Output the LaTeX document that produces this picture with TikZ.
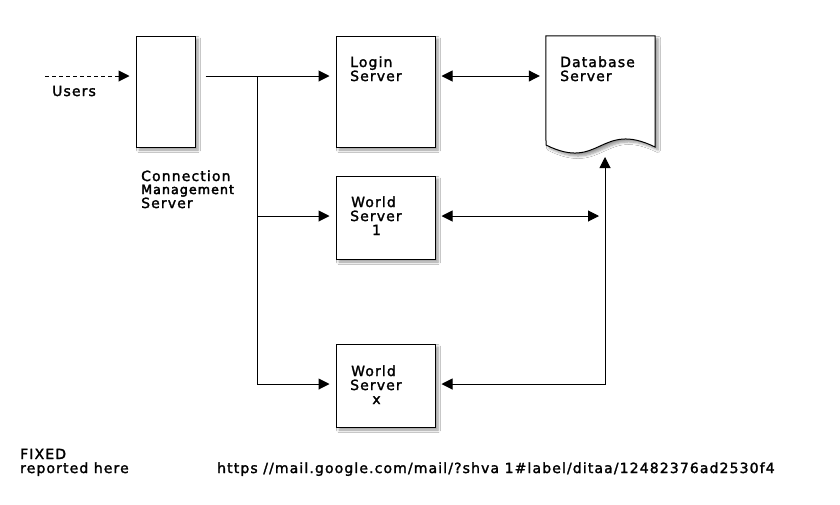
\documentclass[tikz,border=0pt]{standalone}
\usepackage{fontspec}
\setmainfont{DejaVu Sans}[LetterSpace=8,FakeBold=1.8]
\newfontfamily\mgmtfont{DejaVu Sans}[LetterSpace=8,FakeBold=3]
\usetikzlibrary{arrows.meta,shadows.blur}
\begin{document}
\begin{tikzpicture}[x=1pt,y=-1pt,
  shad/.style={blur shadow={shadow xshift=3pt,shadow yshift=-3pt,shadow blur steps=6,shadow blur radius=2.5pt,shadow opacity=40}},
  box/.style={draw=black,line width=1pt,fill=white,inner sep=0pt,shad},
  lbl/.style={inner sep=0pt,font=\fontsize{14}{14}\selectfont},
  small/.style={inner sep=0pt,font=\mgmtfont\fontsize{12.7}{14}\selectfont},
  ln/.style={line width=1pt,draw=black},
  arr/.style={ln,-{Triangle[length=11pt,width=11pt]}},
  darr/.style={ln,{Triangle[length=11pt,width=11pt]}-{Triangle[length=11pt,width=11pt]}}
]
\useasboundingbox (0,0) rectangle (840,504);
\fill[white] (0,0) rectangle (840,504);

% boxes
\node[box,minimum width=59pt,minimum height=111pt] (cms) at (165.5,91.5) {};
\node[box,minimum width=99pt,minimum height=111pt] (login) at (385.5,91.5) {};
\node[box,minimum width=99pt,minimum height=83pt] (w1) at (385.5,217.5) {};
\node[box,minimum width=99pt,minimum height=83pt] (wx) at (385.5,385.5) {};
\node[inner sep=0pt,minimum width=109pt,minimum height=111pt] (db) at (600.5,91.5) {};
\draw[ln,fill=white,shad] (db.north west) -- (db.north east) -- (655,147)
  .. controls (600,120) and (600,172) .. (546,145) -- cycle;

% labels
\node[lbl,anchor=base west] (tu) at (52,96) {Users};
\node[lbl,anchor=base west] (tc1) at (141,181) {Connection};
\node[small,anchor=base west] (tc2) at (141,194) {Management};
\node[lbl,anchor=base west] (tc3) at (141,208) {Server};
\node[lbl,anchor=base west] (tl1) at (350,67) {Login};
\node[lbl,anchor=base west] (tl2) at (350,81) {Server};
\node[lbl,anchor=base west] (td1) at (560,67) {Database};
\node[lbl,anchor=base west] (td2) at (560,81) {Server};
\node[lbl,anchor=base west] (tw1) at (351,207) {World};
\node[lbl,anchor=base west] (tw2) at (350,221) {Server};
\node[lbl,anchor=base] (tw3) at (376.5,235) {1};
\node[lbl,anchor=base west] (tx1) at (351,376) {World};
\node[lbl,anchor=base west] (tx2) at (350,390) {Server};
\node[lbl,anchor=base] (tx3) at (376.5,404) {x};
\node[lbl,anchor=base west] (f1) at (20,459) {FIXED};
\node[lbl,anchor=base west] (f2) at (20,473) {reported here};
\node[lbl,anchor=base west] (f3) at (217,473) {https //mail.google.com/mail/?shva 1\#label/ditaa/12482376ad2530f4};

% connectors
\coordinate (users) at (45,76);
\coordinate (j1) at (257,76);
\coordinate (j2) at (257,216);
\coordinate (j3) at (257,384);
\coordinate (k1) at (599,216);
\coordinate (k2) at (605,384);
\coordinate (dbt) at (605,157);
\draw[arr,dashed,dash pattern=on 4pt off 3pt] (users) -- ([xshift=-6pt]cms.west |- users);
\draw[arr] ([xshift=10pt]cms.east |- users) -- ([xshift=-6pt]login.west |- users);
\draw[ln] (j1) -- (j3);
\draw[arr] (j2) -- ([xshift=-6pt]w1.west |- j2);
\draw[arr] (j3) -- ([xshift=-6pt]wx.west |- j3);
\draw[darr] ([xshift=6pt]login.east |- users) -- ([xshift=-6pt]db.west |- users);
\draw[darr] ([xshift=6pt]w1.east |- j2) -- (k1);
\draw[darr] ([xshift=6pt]wx.east |- k2) -- (k2) -- (dbt);
\end{tikzpicture}
\end{document}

------------------------------------

EXERCISE AIM » Restate the full listing verbatim and drop every picture.

SOLUTION »
Output the LaTeX document that produces this picture with TikZ.
\documentclass[tikz,border=0pt]{standalone}
\usepackage{fontspec}
\setmainfont{DejaVu Sans}[LetterSpace=8,FakeBold=1.8]
\newfontfamily\mgmtfont{DejaVu Sans}[LetterSpace=8,FakeBold=3]
\usetikzlibrary{arrows.meta,shadows.blur}
\begin{document}
\begin{tikzpicture}[x=1pt,y=-1pt,
  shad/.style={blur shadow={shadow xshift=3pt,shadow yshift=-3pt,shadow blur steps=6,shadow blur radius=2.5pt,shadow opacity=40}},
  box/.style={draw=black,line width=1pt,fill=white,inner sep=0pt,shad},
  lbl/.style={inner sep=0pt,font=\fontsize{14}{14}\selectfont},
  small/.style={inner sep=0pt,font=\mgmtfont\fontsize{12.7}{14}\selectfont},
  ln/.style={line width=1pt,draw=black},
  arr/.style={ln,-{Triangle[length=11pt,width=11pt]}},
  darr/.style={ln,{Triangle[length=11pt,width=11pt]}-{Triangle[length=11pt,width=11pt]}}
]
\useasboundingbox (0,0) rectangle (840,504);
\fill[white] (0,0) rectangle (840,504);

% boxes
\node[box,minimum width=59pt,minimum height=111pt] (cms) at (165.5,91.5) {};
\node[box,minimum width=99pt,minimum height=111pt] (login) at (385.5,91.5) {};
\node[box,minimum width=99pt,minimum height=83pt] (w1) at (385.5,217.5) {};
\node[box,minimum width=99pt,minimum height=83pt] (wx) at (385.5,385.5) {};
\node[inner sep=0pt,minimum width=109pt,minimum height=111pt] (db) at (600.5,91.5) {};
\draw[ln,fill=white,shad] (db.north west) -- (db.north east) -- (655,147)
  .. controls (600,120) and (600,172) .. (546,145) -- cycle;

% labels
\node[lbl,anchor=base west] (tu) at (52,96) {Users};
\node[lbl,anchor=base west] (tc1) at (141,181) {Connection};
\node[small,anchor=base west] (tc2) at (141,194) {Management};
\node[lbl,anchor=base west] (tc3) at (141,208) {Server};
\node[lbl,anchor=base west] (tl1) at (350,67) {Login};
\node[lbl,anchor=base west] (tl2) at (350,81) {Server};
\node[lbl,anchor=base west] (td1) at (560,67) {Database};
\node[lbl,anchor=base west] (td2) at (560,81) {Server};
\node[lbl,anchor=base west] (tw1) at (351,207) {World};
\node[lbl,anchor=base west] (tw2) at (350,221) {Server};
\node[lbl,anchor=base] (tw3) at (376.5,235) {1};
\node[lbl,anchor=base west] (tx1) at (351,376) {World};
\node[lbl,anchor=base west] (tx2) at (350,390) {Server};
\node[lbl,anchor=base] (tx3) at (376.5,404) {x};
\node[lbl,anchor=base west] (f1) at (20,459) {FIXED};
\node[lbl,anchor=base west] (f2) at (20,473) {reported here};
\node[lbl,anchor=base west] (f3) at (217,473) {https //mail.google.com/mail/?shva 1\#label/ditaa/12482376ad2530f4};

% connectors
\coordinate (users) at (45,76);
\coordinate (j1) at (257,76);
\coordinate (j2) at (257,216);
\coordinate (j3) at (257,384);
\coordinate (k1) at (599,216);
\coordinate (k2) at (605,384);
\coordinate (dbt) at (605,157);
\draw[arr,dashed,dash pattern=on 4pt off 3pt] (users) -- ([xshift=-6pt]cms.west |- users);
\draw[arr] ([xshift=10pt]cms.east |- users) -- ([xshift=-6pt]login.west |- users);
\draw[ln] (j1) -- (j3);
\draw[arr] (j2) -- ([xshift=-6pt]w1.west |- j2);
\draw[arr] (j3) -- ([xshift=-6pt]wx.west |- j3);
\draw[darr] ([xshift=6pt]login.east |- users) -- ([xshift=-6pt]db.west |- users);
\draw[darr] ([xshift=6pt]w1.east |- j2) -- (k1);
\draw[darr] ([xshift=6pt]wx.east |- k2) -- (k2) -- (dbt);
\end{tikzpicture}
\end{document}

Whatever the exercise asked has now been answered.